• **Aim of the task**: Find the string "page" in the data, then copy every line where it is found.

• **Recorded data**:
■ ■ ■ ■ ■

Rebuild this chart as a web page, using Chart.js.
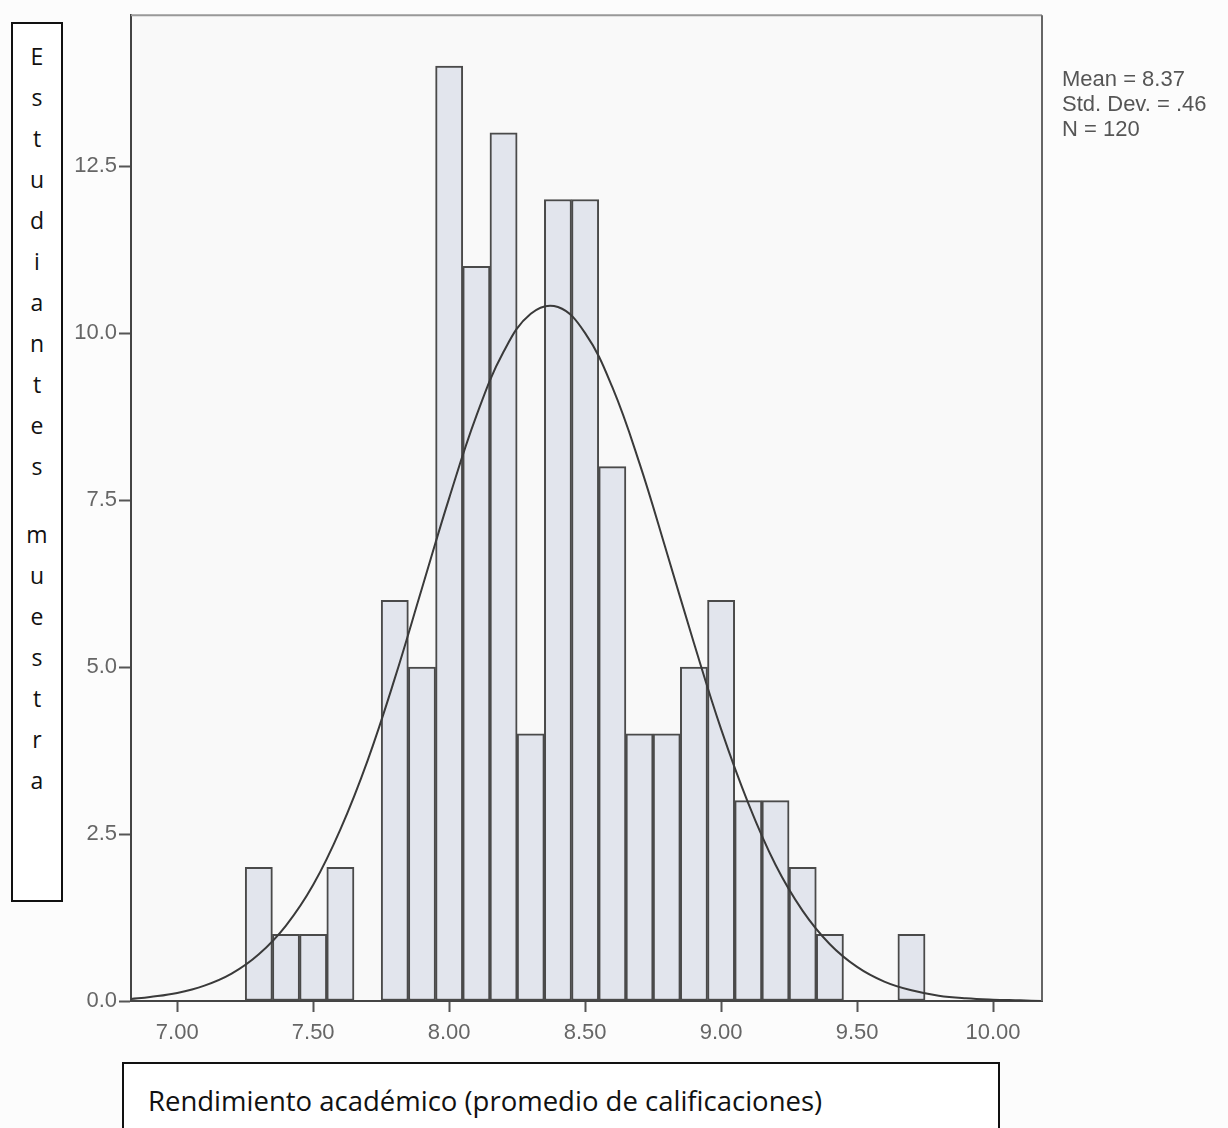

■ ■ ■ ■ ■

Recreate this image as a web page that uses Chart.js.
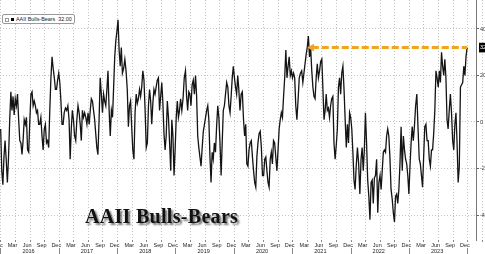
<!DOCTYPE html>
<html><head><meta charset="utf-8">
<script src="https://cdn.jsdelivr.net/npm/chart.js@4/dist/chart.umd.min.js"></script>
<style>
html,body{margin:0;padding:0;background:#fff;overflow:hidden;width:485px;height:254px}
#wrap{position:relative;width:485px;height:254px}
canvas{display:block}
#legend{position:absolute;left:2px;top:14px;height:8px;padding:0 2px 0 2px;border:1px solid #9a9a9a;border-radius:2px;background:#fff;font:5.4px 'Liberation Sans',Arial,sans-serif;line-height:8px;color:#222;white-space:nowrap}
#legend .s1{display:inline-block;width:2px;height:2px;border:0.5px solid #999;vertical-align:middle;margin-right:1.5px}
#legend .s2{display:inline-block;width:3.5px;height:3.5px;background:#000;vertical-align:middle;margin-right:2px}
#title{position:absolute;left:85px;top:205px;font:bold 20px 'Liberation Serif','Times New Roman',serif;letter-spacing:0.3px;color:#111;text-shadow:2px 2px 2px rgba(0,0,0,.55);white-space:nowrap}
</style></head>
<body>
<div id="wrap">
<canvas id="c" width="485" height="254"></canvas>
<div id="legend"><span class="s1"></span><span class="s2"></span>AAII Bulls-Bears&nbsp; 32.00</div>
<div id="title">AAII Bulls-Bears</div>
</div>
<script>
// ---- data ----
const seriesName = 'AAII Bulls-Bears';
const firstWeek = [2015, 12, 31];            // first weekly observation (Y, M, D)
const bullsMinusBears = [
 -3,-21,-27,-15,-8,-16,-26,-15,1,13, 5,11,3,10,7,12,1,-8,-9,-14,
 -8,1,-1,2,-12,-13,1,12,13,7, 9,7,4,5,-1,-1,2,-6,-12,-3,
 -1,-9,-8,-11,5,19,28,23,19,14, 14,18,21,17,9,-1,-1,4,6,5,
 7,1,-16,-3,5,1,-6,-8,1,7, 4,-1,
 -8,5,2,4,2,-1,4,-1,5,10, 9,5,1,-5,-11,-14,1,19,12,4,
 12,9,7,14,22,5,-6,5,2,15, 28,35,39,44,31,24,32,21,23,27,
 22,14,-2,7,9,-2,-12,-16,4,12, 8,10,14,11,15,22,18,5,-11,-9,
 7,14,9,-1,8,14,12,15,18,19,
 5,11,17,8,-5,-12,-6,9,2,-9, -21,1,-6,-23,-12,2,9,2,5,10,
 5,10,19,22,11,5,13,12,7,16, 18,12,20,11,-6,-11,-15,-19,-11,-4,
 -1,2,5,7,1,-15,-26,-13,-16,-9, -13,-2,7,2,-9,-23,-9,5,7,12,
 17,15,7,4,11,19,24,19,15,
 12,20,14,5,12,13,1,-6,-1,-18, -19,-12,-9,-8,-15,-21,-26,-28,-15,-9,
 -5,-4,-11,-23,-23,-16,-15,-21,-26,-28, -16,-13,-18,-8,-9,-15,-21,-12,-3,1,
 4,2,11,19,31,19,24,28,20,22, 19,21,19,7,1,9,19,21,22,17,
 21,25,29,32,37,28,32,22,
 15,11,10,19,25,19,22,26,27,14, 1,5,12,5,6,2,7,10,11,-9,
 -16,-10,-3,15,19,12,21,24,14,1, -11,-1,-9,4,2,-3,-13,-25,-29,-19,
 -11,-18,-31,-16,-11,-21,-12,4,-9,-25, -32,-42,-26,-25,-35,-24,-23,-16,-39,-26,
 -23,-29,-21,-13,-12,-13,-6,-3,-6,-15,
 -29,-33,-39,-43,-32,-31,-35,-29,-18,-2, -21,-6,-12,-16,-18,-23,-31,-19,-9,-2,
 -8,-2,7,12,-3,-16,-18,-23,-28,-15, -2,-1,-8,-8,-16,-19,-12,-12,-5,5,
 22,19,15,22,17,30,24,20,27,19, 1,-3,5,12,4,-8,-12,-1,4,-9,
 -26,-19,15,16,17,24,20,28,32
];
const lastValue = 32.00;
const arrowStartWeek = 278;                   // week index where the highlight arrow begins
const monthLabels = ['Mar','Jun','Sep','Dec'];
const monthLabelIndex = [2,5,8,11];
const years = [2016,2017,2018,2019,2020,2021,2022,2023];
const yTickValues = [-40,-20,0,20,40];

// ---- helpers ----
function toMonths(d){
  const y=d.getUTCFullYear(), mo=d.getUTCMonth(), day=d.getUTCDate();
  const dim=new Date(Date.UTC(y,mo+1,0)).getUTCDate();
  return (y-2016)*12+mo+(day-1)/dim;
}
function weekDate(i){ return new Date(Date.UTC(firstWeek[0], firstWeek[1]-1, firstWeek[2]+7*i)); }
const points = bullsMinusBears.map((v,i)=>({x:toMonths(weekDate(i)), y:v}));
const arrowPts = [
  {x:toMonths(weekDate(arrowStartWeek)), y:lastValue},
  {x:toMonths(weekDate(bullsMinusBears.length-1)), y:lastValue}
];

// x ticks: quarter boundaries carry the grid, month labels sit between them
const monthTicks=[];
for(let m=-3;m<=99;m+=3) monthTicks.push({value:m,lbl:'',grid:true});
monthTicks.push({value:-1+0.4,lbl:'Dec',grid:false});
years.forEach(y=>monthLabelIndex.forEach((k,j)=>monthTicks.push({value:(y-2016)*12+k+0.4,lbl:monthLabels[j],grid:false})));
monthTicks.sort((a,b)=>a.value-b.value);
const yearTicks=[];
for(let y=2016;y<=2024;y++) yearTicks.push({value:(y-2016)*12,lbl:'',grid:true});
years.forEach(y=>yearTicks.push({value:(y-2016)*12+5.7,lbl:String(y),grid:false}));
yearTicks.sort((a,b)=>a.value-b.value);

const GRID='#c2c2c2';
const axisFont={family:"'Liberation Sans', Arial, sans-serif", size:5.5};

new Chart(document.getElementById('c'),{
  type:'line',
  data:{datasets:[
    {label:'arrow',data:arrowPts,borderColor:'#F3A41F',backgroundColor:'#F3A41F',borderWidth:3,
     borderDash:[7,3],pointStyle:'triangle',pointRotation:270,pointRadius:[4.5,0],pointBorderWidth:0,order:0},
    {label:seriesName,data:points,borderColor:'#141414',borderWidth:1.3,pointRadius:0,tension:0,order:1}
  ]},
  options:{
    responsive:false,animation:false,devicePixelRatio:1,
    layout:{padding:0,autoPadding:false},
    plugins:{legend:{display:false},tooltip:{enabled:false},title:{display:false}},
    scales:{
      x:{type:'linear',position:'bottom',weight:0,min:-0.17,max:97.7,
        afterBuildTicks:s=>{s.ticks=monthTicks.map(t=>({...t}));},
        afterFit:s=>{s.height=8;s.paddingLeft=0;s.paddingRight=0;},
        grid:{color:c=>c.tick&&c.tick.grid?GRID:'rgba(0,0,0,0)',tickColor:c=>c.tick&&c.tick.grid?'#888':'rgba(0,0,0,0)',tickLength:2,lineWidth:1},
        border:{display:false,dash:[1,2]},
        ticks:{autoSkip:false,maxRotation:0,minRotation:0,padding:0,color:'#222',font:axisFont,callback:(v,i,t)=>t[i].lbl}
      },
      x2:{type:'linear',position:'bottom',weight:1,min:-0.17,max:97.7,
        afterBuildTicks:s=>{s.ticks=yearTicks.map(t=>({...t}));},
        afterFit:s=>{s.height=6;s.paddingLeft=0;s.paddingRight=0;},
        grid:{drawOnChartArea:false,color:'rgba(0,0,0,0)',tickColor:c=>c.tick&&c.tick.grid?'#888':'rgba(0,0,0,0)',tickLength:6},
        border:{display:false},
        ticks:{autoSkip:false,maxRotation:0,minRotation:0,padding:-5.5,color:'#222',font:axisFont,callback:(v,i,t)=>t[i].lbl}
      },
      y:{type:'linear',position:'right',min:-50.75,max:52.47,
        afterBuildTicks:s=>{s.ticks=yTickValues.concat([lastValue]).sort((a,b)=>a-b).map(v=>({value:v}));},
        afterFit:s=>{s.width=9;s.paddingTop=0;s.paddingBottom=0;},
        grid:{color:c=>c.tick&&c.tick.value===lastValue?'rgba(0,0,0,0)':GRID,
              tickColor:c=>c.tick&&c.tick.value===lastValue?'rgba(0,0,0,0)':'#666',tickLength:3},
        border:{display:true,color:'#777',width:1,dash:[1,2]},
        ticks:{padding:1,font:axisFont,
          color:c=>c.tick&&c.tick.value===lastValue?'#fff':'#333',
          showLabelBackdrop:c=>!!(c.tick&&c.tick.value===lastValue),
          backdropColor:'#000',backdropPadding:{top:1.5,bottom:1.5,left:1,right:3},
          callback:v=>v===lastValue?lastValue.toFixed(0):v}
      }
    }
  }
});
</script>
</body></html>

■ ■ ■ ■ ■

• **Correct response**:
Rebuild this chart as a web page, using Chart.js.
Recreate this image as a web page that uses Chart.js.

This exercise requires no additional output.